▶ **DATA SUPPLIED**
|---|
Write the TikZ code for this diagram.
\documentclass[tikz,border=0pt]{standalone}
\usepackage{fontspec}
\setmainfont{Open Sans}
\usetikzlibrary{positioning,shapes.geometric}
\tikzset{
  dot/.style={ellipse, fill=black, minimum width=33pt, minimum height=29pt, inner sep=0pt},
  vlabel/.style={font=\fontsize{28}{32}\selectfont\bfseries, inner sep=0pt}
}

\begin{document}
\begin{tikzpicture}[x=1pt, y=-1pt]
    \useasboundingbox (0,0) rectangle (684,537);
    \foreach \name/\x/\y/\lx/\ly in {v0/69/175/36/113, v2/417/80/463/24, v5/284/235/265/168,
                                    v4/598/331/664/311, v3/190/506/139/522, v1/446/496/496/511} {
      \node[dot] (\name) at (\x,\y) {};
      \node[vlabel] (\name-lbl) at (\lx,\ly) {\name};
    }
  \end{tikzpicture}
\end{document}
|---|
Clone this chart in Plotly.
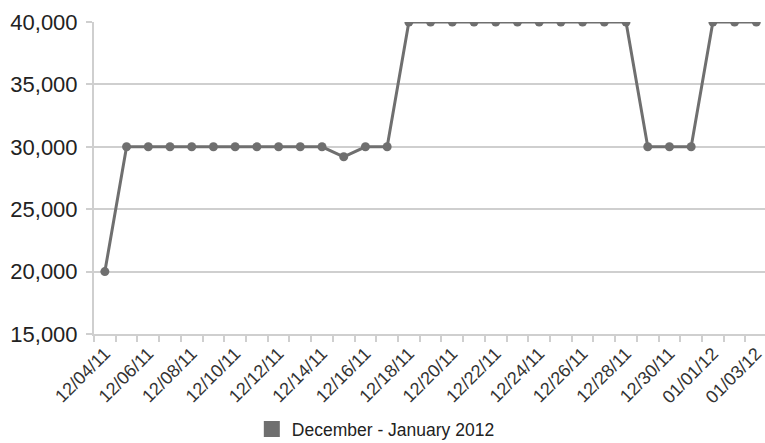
|---|
▶ **WRITTEN REQUEST**
Each line containing the word "this" counts once; say how many such lines there are, giving only the number.

▶ **ANSWER BELOW**
2